The Films of Larry Cohen

Originally published on Associated Content, September 11, 2008

Larry Cohen is not a film director that will ever win the AFI Lifetime Achievement Award, but he is more deserving than such past winners as Sean Connery, George Lucas, Barbra Streisand and Robert Wise.   Larry Cohen will never win an Oscar but he is more deserving of an Academy Award than James Cameron, Peter Jackson, Kevin Costner, Mel Gibson…well, the list goes on and of filmmakers who have won the big prize despite containing about one-hundredth of the ideas that are contained within the best Cohen films.   When you make movies like It’s Alive and Q: The Winged Serpent you are bound to not be taken seriously by people who think movies like Gandhi and Titanic are art.   

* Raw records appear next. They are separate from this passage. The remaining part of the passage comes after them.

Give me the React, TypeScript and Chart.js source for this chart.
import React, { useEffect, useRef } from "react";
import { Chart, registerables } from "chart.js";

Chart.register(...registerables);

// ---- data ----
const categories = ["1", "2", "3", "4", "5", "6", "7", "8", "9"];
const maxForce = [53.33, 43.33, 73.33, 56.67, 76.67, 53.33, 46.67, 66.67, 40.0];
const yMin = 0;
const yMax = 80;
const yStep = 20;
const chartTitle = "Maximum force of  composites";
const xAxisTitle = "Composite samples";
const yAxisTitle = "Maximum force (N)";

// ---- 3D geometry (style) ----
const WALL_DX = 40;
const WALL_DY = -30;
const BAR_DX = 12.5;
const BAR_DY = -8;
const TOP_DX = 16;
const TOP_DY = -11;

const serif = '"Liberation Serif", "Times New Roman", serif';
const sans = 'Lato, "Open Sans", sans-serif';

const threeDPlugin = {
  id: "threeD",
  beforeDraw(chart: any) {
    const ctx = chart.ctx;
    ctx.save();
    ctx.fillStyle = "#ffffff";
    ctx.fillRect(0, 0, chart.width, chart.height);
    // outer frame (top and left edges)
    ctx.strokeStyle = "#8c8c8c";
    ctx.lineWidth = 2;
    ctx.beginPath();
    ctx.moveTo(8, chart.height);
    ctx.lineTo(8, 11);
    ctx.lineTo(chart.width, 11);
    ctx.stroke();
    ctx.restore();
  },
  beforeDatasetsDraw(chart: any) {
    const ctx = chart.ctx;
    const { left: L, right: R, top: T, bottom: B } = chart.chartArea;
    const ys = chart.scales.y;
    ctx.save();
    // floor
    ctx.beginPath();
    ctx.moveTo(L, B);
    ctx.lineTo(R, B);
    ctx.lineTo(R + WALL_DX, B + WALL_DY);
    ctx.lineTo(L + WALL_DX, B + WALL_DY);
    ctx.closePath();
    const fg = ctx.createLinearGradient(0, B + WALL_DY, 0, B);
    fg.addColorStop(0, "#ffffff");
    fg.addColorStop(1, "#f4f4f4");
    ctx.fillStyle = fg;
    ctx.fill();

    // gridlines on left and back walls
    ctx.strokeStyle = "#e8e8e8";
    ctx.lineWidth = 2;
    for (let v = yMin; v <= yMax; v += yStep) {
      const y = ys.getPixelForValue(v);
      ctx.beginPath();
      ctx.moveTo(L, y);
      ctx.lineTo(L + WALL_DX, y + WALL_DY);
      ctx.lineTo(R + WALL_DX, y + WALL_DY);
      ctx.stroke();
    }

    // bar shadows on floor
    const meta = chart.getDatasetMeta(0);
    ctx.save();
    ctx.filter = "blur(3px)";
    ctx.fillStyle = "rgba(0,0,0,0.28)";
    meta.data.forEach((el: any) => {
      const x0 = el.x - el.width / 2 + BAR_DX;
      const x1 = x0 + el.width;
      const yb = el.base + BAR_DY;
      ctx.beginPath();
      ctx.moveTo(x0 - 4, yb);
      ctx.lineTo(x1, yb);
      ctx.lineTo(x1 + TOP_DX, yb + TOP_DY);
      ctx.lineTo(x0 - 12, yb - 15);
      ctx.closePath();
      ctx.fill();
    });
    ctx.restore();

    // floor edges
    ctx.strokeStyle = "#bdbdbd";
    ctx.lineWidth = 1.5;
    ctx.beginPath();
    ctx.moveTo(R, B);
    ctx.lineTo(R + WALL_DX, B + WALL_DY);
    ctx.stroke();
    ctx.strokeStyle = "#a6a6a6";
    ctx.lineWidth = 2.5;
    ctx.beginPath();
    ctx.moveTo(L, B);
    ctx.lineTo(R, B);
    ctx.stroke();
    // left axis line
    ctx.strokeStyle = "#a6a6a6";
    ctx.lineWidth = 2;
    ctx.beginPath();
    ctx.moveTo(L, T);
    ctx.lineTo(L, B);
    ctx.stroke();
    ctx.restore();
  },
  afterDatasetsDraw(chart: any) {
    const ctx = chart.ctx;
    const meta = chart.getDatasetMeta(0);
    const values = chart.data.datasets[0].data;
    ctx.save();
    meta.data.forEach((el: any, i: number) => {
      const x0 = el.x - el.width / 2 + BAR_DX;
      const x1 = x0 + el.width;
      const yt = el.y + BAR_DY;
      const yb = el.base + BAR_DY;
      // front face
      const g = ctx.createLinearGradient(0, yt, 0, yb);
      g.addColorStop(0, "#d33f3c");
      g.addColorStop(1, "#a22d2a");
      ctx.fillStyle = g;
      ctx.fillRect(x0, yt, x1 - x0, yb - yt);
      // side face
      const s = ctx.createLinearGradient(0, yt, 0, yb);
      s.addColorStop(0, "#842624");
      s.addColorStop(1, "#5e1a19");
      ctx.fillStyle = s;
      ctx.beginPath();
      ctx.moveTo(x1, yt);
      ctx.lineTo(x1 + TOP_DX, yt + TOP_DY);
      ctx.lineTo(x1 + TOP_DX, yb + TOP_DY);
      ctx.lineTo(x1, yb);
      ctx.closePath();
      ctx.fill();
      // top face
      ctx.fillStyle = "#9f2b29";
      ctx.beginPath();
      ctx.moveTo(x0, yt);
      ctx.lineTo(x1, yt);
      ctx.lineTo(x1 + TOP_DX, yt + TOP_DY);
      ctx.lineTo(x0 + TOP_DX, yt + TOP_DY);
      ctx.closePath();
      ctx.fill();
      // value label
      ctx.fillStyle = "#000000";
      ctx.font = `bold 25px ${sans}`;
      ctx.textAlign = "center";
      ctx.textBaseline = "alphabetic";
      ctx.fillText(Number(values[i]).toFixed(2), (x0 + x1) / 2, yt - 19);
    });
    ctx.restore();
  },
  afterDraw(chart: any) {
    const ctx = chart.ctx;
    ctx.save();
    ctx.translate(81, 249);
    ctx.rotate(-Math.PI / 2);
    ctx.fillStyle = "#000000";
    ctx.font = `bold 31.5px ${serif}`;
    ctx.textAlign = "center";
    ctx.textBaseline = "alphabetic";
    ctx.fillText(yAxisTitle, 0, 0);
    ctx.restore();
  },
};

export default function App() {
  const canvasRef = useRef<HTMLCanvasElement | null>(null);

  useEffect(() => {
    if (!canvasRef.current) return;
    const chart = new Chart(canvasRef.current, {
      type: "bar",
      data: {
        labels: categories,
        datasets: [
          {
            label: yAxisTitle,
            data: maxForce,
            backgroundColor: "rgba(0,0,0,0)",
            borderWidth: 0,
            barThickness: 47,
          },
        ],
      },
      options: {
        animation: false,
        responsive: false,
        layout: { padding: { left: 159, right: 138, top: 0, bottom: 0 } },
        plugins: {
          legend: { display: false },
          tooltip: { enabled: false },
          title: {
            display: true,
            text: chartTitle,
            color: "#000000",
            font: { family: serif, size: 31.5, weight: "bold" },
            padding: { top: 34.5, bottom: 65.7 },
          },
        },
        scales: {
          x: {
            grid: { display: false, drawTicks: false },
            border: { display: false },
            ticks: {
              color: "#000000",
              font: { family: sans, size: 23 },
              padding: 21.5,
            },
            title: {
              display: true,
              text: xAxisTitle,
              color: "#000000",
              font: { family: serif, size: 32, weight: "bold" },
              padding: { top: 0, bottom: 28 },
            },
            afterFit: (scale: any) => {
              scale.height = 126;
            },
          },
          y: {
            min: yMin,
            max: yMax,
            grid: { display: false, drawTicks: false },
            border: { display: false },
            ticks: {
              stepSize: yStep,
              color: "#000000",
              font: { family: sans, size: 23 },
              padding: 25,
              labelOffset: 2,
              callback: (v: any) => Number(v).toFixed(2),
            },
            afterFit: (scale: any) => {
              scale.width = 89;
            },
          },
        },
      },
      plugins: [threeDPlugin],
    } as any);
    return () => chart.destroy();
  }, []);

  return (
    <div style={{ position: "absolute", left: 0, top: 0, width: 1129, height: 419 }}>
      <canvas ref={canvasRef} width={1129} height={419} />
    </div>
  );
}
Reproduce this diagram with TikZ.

Bone: A Bad Day In Beverly Hills

Longtime TV writer Larry Cohen made his name as a film director with this astonishing film that sets the stage for a common theme that runs through Cohen’s best movies, that of the protagonist becoming indivisible from the apparent antagonist.  Yaphet Kotto plays a big burly black man who invades the home of an upper middle class Beverly Hills family and threatens to rape the wife if the husband does not return from the bank with money.  Well, the husband takes his opportunity for escape to go out and enjoy a fling with his mistress.  Naturally, this leaves the invader and the wife to draw closer and they do engage in a consensual sexual relationship before bonding together to seek revenge upon the errant husband.   

Q: The Winged Serpent

There have been exactly three non-human monster movies that are worthy of being discussed with awe.  King Kong, of course, and the recent Korean masterpiece The Host.  And the third great monster movie ever made is Q: The Winged Serpent.   Larry Cohen’s movie about the legendary Aztec monster Quetzalcoatl terrorizing New York City.  This movie is hysterical in the purest sense of the word and if you think an acting performance in a B-movie is not deserving of an Oscar nomination then you’ve never seen Michael Moriarty’s extraordinary performance in this.  Moriarty is the Robert DeNiro to Larry Cohen’s Martin Scorsese.  The big difference being that both Moriarty and Cohen continued doing extraordinary work much longer than DeNiro and Scorsese have.  (Truthfully, is it obvious to anyone else that Scorsese is halfway to hackdom at this point in what passes for the twilight of his career?)  

It’s Alive

It’s Alive at first glance appears to be nothing more than a rather silly little creature feature about, well, a psychopathic newborn.  Drop away your belief that important movies have to be three hours long and contain stone-faced acting and pretend to have lofty ideas for a moment and you will discover that this admittedly raw little flick touches upon some of the ideas that Stanley Kubrick develops to a greater extent in The Shining.  It’s Alive, while ostensibly just a bloody little dark comedy about a baby killer in the sense of the baby being the killer, is actually one of the most incisive and cogent examinations of gender roles and the fear of emasculation at the hand of the burgeoning Womens Lib movement in America during the early 1970s.   

The Stuff

If you have watched The League of Gentlemen you will be familiar with the subplot of Hillary the Butcher who sets aside special stuff for his best customers that eventually wind up killing them.  You never find out what Hillary’s special stuff is, but it doesn’t take a genius to figure out that the Gents were inspired by Larry Cohen’s movie named The Stuff.  Another seeming horror schlockfest that actually makes more serious commentary about the food industry’s influence on American society than Fast Food Nation.  Michael Moriarty returns once again for another terrific performance in this high level satire that takes the idea of Invasion of the Body Snatcher and twists it so that Americans are actively seeking out the pod element by snatching up the creamy dessert that is responsible.  A brilliant movie about how Americans are consuming their very souls by giving into the corporate advertising and the consumption of everything that passes before their eyes.   

God Told Me To

Since I have not yet been able to track down a copy of Cohen’s The Private Files of J. Edgar Hoover, I have to forward God Told Me To as his most fascinating movie.  Not necessarily his best, but fascinating.  The film begins with a sniper on a water tower picking off targets at random.  When the cop hero of the film asks him why is doing such a horrendous thing he answers, “God told me to.”  Over the course of the next thirty minutes several more homicidal maniacs (including Andy Kaufman in an early, brief role as a cop) all give the same mysterious answer to why they conducted themselves in such violent fashion.  Eventually, our hero finds a strange hermaphroditic god who has been involved with alien impregnation of women.  Yeah, it’s pretty freaking bizarre.  And it gets even more interesting when we find out that the cop is also a god, but that his Catholic upbringing has served to repress his memories.   Yeah, Larry Cohen was commenting on repressed Catholic memories long before most people were aware that the Vatican is the single biggest entity covering up child rape in the world.  God Told Me To may suffer from having too many ideas being juggled at once, but considering that the nine hour snoozefest known as the Lord of the Rings spread one boring idea out over nine hours, that’s not exactly a critique.